__STATED PROBLEM__:
Set down each line of the data below exactly as it stands, dropping the pictures.

__MATERIAL__:
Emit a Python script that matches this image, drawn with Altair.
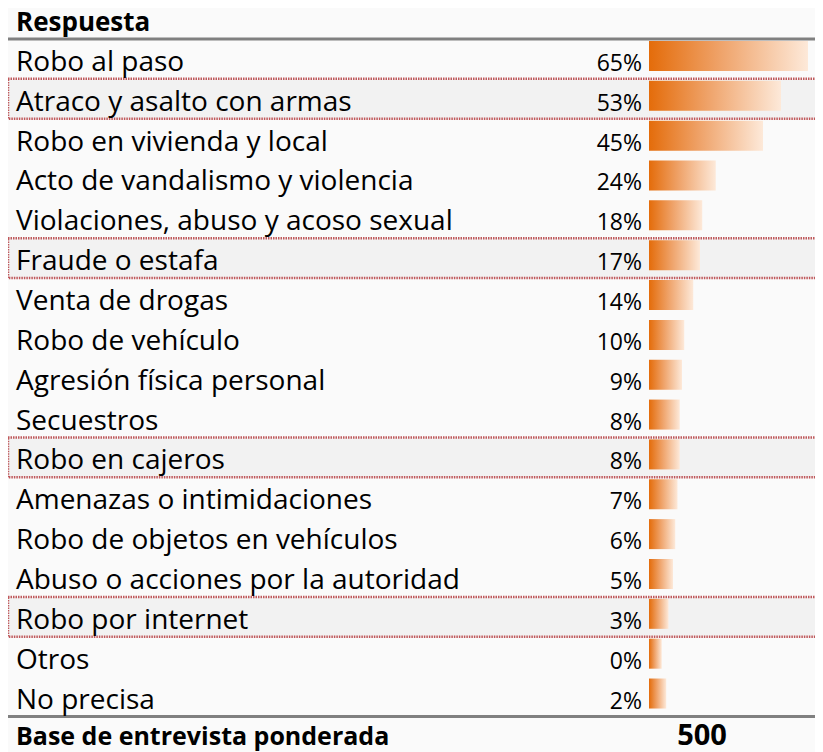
import altair as alt
import pandas as pd

# ---- data ----
header_label = "Respuesta"
rows = [
    "Robo al paso",
    "Atraco y asalto con armas",
    "Robo en vivienda y local",
    "Acto de vandalismo y violencia",
    "Violaciones, abuso y acoso sexual",
    "Fraude o estafa",
    "Venta de drogas",
    "Robo de vehículo",
    "Agresión física personal",
    "Secuestros",
    "Robo en cajeros",
    "Amenazas o intimidaciones",
    "Robo de objetos en vehículos",
    "Abuso o acciones por la autoridad",
    "Robo por internet",
    "Otros",
    "No precisa",
]
values = [65, 53, 45, 24, 18, 17, 14, 10, 9, 8, 8, 7, 6, 5, 3, 0, 2]
highlighted = [
    "Atraco y asalto con armas",
    "Fraude o estafa",
    "Robo en cajeros",
    "Robo por internet",
]
footer_label = "Base de entrevista ponderada"
footer_value = "500"

AXIS_MIN = -5.67   # bar stub start of the original value axis
AXIS_MAX = 71.67

df = pd.DataFrame({"row": rows, "value": values})
df_hl = pd.DataFrame({"row": highlighted})
df_lines = pd.DataFrame({"row": [header_label, rows[-1]]})
df_head = pd.DataFrame({"row": [header_label]})
df_foot = pd.DataFrame({"row": [footer_label]})
df_foot_val = pd.DataFrame({"row": [footer_label], "txt": [footer_value]})

domain = [header_label] + rows + [footer_label]
yscale = alt.Scale(domain=domain, range=[-8.85, 748.3], paddingInner=0, paddingOuter=0)
xscale = alt.Scale(domain=[AXIS_MIN, AXIS_MAX], range=[641, 815], zero=False, nice=False)

FONT = "Open Sans"
W = 807
H = 744

hl = alt.Chart(df_hl).mark_rect(
    fill="#F2F2F2", stroke="#B9474A", strokeDash=[1.5, 1], strokeWidth=2.5, strokeOpacity=0.9
).encode(
    y=alt.Y("row:N", scale=yscale, axis=None),
    x=alt.value(0),
    x2=alt.value(W + 8),
)

lines = alt.Chart(df_lines).mark_rule(color="#808080", strokeWidth=3).encode(
    y=alt.Y("row:N", scale=yscale, axis=None, bandPosition=1),
    x=alt.value(0),
    x2=alt.value(W),
)

grad = alt.LinearGradient(
    gradient="linear",
    stops=[
        alt.GradientStop(color="#E46C0A", offset=0),
        alt.GradientStop(color="#EFA36A", offset=0.45),
        alt.GradientStop(color="#FDE9D9", offset=1),
    ],
    x1=0, x2=1, y1=0, y2=0,
)

bars = alt.Chart(df).mark_bar(color=grad, height=30, yOffset=-3).encode(
    y=alt.Y("row:N", scale=yscale, axis=None),
    x=alt.X("value:Q", scale=xscale, axis=None),
    x2=alt.datum(AXIS_MIN),
)

labels = alt.Chart(df).mark_text(
    align="left", baseline="alphabetic", font=FONT, fontSize=28, color="#000000", dy=12
).encode(
    y=alt.Y("row:N", scale=yscale, axis=None),
    x=alt.value(8),
    text="row:N",
)

pct = alt.Chart(df).transform_calculate(
    txt="format(datum.value, '.0f') + '%'"
).transform_calculate(
    value=str(AXIS_MIN)
).mark_text(
    align="right", baseline="alphabetic", font=FONT, fontSize=23, color="#000000", dx=-7, dy=12
).encode(
    y=alt.Y("row:N", scale=yscale, axis=None),
    x=alt.X("value:Q", scale=xscale, axis=None),
    text="txt:N",
)

head = alt.Chart(df_head).mark_text(
    align="left", baseline="alphabetic", font=FONT, fontSize=26, fontWeight="bold", color="#000000", dy=12
).encode(
    y=alt.Y("row:N", scale=yscale, axis=None),
    x=alt.value(8),
    text="row:N",
)

foot = alt.Chart(df_foot).mark_text(
    align="left", baseline="alphabetic", font=FONT, fontSize=25, fontWeight="bold", color="#000000", dy=9
).encode(
    y=alt.Y("row:N", scale=yscale, axis=None),
    x=alt.value(8),
    text="row:N",
)

foot_val = alt.Chart(df_foot_val).mark_text(
    align="center", baseline="alphabetic", font=FONT, fontSize=29, fontWeight="bold", color="#000000", dy=9
).encode(
    y=alt.Y("row:N", scale=yscale, axis=None),
    x=alt.value(694),
    text="txt:N",
)

chart = alt.layer(hl, lines, bars, labels, pct, head, foot, foot_val).properties(
    width=W,
    height=H,
    padding=0,
    autosize=alt.AutoSizeParams(type="none"),
    background="#FAFAFA",
).configure_view(stroke=None)

chart.save("out.html", embed_options={"renderer": "svg", "actions": False})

__FINAL RESULT__:
Emit a Python script that matches this image, drawn with Altair.
import altair as alt
import pandas as pd

# ---- data ----
header_label = "Respuesta"
rows = [
    "Robo al paso",
    "Atraco y asalto con armas",
    "Robo en vivienda y local",
    "Acto de vandalismo y violencia",
    "Violaciones, abuso y acoso sexual",
    "Fraude o estafa",
    "Venta de drogas",
    "Robo de vehículo",
    "Agresión física personal",
    "Secuestros",
    "Robo en cajeros",
    "Amenazas o intimidaciones",
    "Robo de objetos en vehículos",
    "Abuso o acciones por la autoridad",
    "Robo por internet",
    "Otros",
    "No precisa",
]
values = [65, 53, 45, 24, 18, 17, 14, 10, 9, 8, 8, 7, 6, 5, 3, 0, 2]
highlighted = [
    "Atraco y asalto con armas",
    "Fraude o estafa",
    "Robo en cajeros",
    "Robo por internet",
]
footer_label = "Base de entrevista ponderada"
footer_value = "500"

AXIS_MIN = -5.67   # bar stub start of the original value axis
AXIS_MAX = 71.67

df = pd.DataFrame({"row": rows, "value": values})
df_hl = pd.DataFrame({"row": highlighted})
df_lines = pd.DataFrame({"row": [header_label, rows[-1]]})
df_head = pd.DataFrame({"row": [header_label]})
df_foot = pd.DataFrame({"row": [footer_label]})
df_foot_val = pd.DataFrame({"row": [footer_label], "txt": [footer_value]})

domain = [header_label] + rows + [footer_label]
yscale = alt.Scale(domain=domain, range=[-8.85, 748.3], paddingInner=0, paddingOuter=0)
xscale = alt.Scale(domain=[AXIS_MIN, AXIS_MAX], range=[641, 815], zero=False, nice=False)

FONT = "Open Sans"
W = 807
H = 744

hl = alt.Chart(df_hl).mark_rect(
    fill="#F2F2F2", stroke="#B9474A", strokeDash=[1.5, 1], strokeWidth=2.5, strokeOpacity=0.9
).encode(
    y=alt.Y("row:N", scale=yscale, axis=None),
    x=alt.value(0),
    x2=alt.value(W + 8),
)

lines = alt.Chart(df_lines).mark_rule(color="#808080", strokeWidth=3).encode(
    y=alt.Y("row:N", scale=yscale, axis=None, bandPosition=1),
    x=alt.value(0),
    x2=alt.value(W),
)

grad = alt.LinearGradient(
    gradient="linear",
    stops=[
        alt.GradientStop(color="#E46C0A", offset=0),
        alt.GradientStop(color="#EFA36A", offset=0.45),
        alt.GradientStop(color="#FDE9D9", offset=1),
    ],
    x1=0, x2=1, y1=0, y2=0,
)

bars = alt.Chart(df).mark_bar(color=grad, height=30, yOffset=-3).encode(
    y=alt.Y("row:N", scale=yscale, axis=None),
    x=alt.X("value:Q", scale=xscale, axis=None),
    x2=alt.datum(AXIS_MIN),
)

labels = alt.Chart(df).mark_text(
    align="left", baseline="alphabetic", font=FONT, fontSize=28, color="#000000", dy=12
).encode(
    y=alt.Y("row:N", scale=yscale, axis=None),
    x=alt.value(8),
    text="row:N",
)

pct = alt.Chart(df).transform_calculate(
    txt="format(datum.value, '.0f') + '%'"
).transform_calculate(
    value=str(AXIS_MIN)
).mark_text(
    align="right", baseline="alphabetic", font=FONT, fontSize=23, color="#000000", dx=-7, dy=12
).encode(
    y=alt.Y("row:N", scale=yscale, axis=None),
    x=alt.X("value:Q", scale=xscale, axis=None),
    text="txt:N",
)

head = alt.Chart(df_head).mark_text(
    align="left", baseline="alphabetic", font=FONT, fontSize=26, fontWeight="bold", color="#000000", dy=12
).encode(
    y=alt.Y("row:N", scale=yscale, axis=None),
    x=alt.value(8),
    text="row:N",
)

foot = alt.Chart(df_foot).mark_text(
    align="left", baseline="alphabetic", font=FONT, fontSize=25, fontWeight="bold", color="#000000", dy=9
).encode(
    y=alt.Y("row:N", scale=yscale, axis=None),
    x=alt.value(8),
    text="row:N",
)

foot_val = alt.Chart(df_foot_val).mark_text(
    align="center", baseline="alphabetic", font=FONT, fontSize=29, fontWeight="bold", color="#000000", dy=9
).encode(
    y=alt.Y("row:N", scale=yscale, axis=None),
    x=alt.value(694),
    text="txt:N",
)

chart = alt.layer(hl, lines, bars, labels, pct, head, foot, foot_val).properties(
    width=W,
    height=H,
    padding=0,
    autosize=alt.AutoSizeParams(type="none"),
    background="#FAFAFA",
).configure_view(stroke=None)

chart.save("out.html", embed_options={"renderer": "svg", "actions": False})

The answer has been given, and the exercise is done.